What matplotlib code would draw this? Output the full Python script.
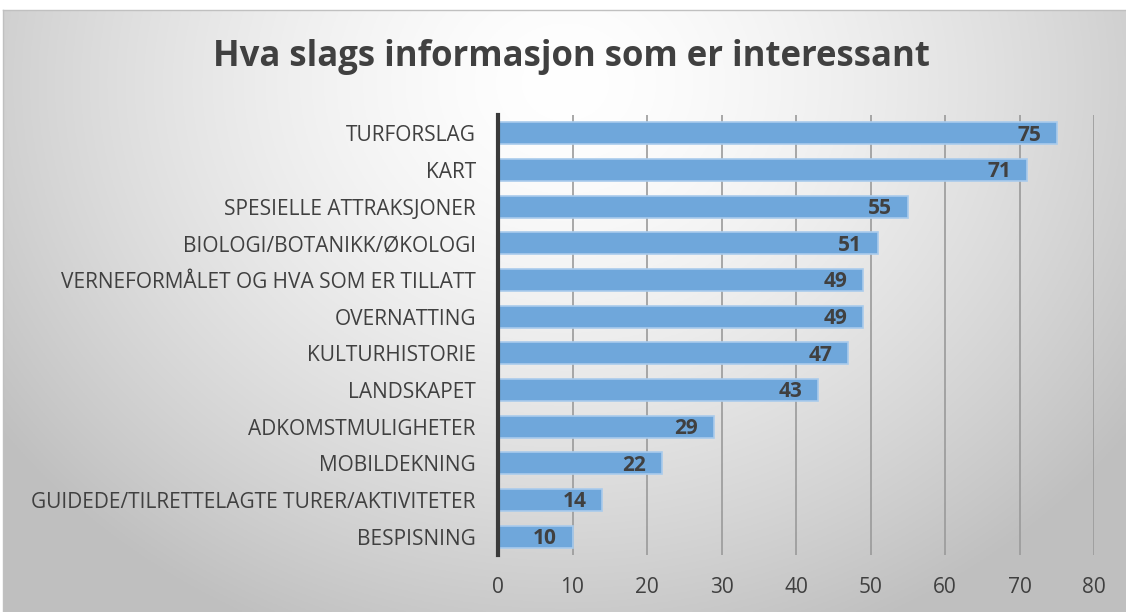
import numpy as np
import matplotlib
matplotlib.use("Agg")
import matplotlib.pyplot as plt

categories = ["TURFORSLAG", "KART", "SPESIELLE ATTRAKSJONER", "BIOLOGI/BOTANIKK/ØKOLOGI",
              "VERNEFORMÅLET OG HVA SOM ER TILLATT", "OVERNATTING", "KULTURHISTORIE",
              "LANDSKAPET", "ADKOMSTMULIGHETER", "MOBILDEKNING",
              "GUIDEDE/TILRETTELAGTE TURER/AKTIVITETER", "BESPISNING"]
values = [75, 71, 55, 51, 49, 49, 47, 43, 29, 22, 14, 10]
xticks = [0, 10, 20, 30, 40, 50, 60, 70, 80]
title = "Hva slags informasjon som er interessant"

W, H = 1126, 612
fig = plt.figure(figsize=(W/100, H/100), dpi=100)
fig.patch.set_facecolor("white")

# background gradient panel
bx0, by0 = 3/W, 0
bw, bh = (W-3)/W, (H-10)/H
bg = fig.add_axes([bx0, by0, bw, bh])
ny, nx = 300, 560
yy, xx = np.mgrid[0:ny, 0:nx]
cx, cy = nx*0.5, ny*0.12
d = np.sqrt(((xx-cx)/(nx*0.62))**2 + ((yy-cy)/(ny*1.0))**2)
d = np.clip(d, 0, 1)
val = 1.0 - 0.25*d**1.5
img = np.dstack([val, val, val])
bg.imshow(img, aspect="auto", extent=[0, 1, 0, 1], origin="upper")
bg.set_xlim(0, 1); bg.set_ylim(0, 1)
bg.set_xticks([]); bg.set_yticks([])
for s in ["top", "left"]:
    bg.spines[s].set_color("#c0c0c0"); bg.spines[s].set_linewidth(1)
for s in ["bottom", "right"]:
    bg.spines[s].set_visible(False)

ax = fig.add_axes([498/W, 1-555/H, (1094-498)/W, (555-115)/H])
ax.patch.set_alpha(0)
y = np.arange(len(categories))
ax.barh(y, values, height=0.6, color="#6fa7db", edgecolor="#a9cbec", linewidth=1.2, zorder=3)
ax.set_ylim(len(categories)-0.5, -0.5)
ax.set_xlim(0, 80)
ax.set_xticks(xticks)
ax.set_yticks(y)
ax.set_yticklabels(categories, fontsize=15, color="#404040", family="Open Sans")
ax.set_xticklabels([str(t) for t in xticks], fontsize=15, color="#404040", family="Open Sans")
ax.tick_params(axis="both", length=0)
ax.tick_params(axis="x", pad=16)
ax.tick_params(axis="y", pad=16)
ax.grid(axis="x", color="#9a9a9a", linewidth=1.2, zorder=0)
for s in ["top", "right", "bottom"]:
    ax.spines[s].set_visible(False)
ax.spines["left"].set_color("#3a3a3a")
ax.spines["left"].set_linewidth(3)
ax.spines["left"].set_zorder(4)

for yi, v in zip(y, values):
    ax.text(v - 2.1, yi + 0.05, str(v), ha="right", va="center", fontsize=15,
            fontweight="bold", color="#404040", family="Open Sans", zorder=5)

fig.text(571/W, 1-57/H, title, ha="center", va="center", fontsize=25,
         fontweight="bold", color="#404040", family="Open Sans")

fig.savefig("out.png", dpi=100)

§ Exercise prompt: Using the data above, print every line exactly, omitting pictures.

§ Output of the task:
What matplotlib code would draw this? Output the full Python script.
import numpy as np
import matplotlib
matplotlib.use("Agg")
import matplotlib.pyplot as plt

categories = ["TURFORSLAG", "KART", "SPESIELLE ATTRAKSJONER", "BIOLOGI/BOTANIKK/ØKOLOGI",
              "VERNEFORMÅLET OG HVA SOM ER TILLATT", "OVERNATTING", "KULTURHISTORIE",
              "LANDSKAPET", "ADKOMSTMULIGHETER", "MOBILDEKNING",
              "GUIDEDE/TILRETTELAGTE TURER/AKTIVITETER", "BESPISNING"]
values = [75, 71, 55, 51, 49, 49, 47, 43, 29, 22, 14, 10]
xticks = [0, 10, 20, 30, 40, 50, 60, 70, 80]
title = "Hva slags informasjon som er interessant"

W, H = 1126, 612
fig = plt.figure(figsize=(W/100, H/100), dpi=100)
fig.patch.set_facecolor("white")

# background gradient panel
bx0, by0 = 3/W, 0
bw, bh = (W-3)/W, (H-10)/H
bg = fig.add_axes([bx0, by0, bw, bh])
ny, nx = 300, 560
yy, xx = np.mgrid[0:ny, 0:nx]
cx, cy = nx*0.5, ny*0.12
d = np.sqrt(((xx-cx)/(nx*0.62))**2 + ((yy-cy)/(ny*1.0))**2)
d = np.clip(d, 0, 1)
val = 1.0 - 0.25*d**1.5
img = np.dstack([val, val, val])
bg.imshow(img, aspect="auto", extent=[0, 1, 0, 1], origin="upper")
bg.set_xlim(0, 1); bg.set_ylim(0, 1)
bg.set_xticks([]); bg.set_yticks([])
for s in ["top", "left"]:
    bg.spines[s].set_color("#c0c0c0"); bg.spines[s].set_linewidth(1)
for s in ["bottom", "right"]:
    bg.spines[s].set_visible(False)

ax = fig.add_axes([498/W, 1-555/H, (1094-498)/W, (555-115)/H])
ax.patch.set_alpha(0)
y = np.arange(len(categories))
ax.barh(y, values, height=0.6, color="#6fa7db", edgecolor="#a9cbec", linewidth=1.2, zorder=3)
ax.set_ylim(len(categories)-0.5, -0.5)
ax.set_xlim(0, 80)
ax.set_xticks(xticks)
ax.set_yticks(y)
ax.set_yticklabels(categories, fontsize=15, color="#404040", family="Open Sans")
ax.set_xticklabels([str(t) for t in xticks], fontsize=15, color="#404040", family="Open Sans")
ax.tick_params(axis="both", length=0)
ax.tick_params(axis="x", pad=16)
ax.tick_params(axis="y", pad=16)
ax.grid(axis="x", color="#9a9a9a", linewidth=1.2, zorder=0)
for s in ["top", "right", "bottom"]:
    ax.spines[s].set_visible(False)
ax.spines["left"].set_color("#3a3a3a")
ax.spines["left"].set_linewidth(3)
ax.spines["left"].set_zorder(4)

for yi, v in zip(y, values):
    ax.text(v - 2.1, yi + 0.05, str(v), ha="right", va="center", fontsize=15,
            fontweight="bold", color="#404040", family="Open Sans", zorder=5)

fig.text(571/W, 1-57/H, title, ha="center", va="center", fontsize=25,
         fontweight="bold", color="#404040", family="Open Sans")

fig.savefig("out.png", dpi=100)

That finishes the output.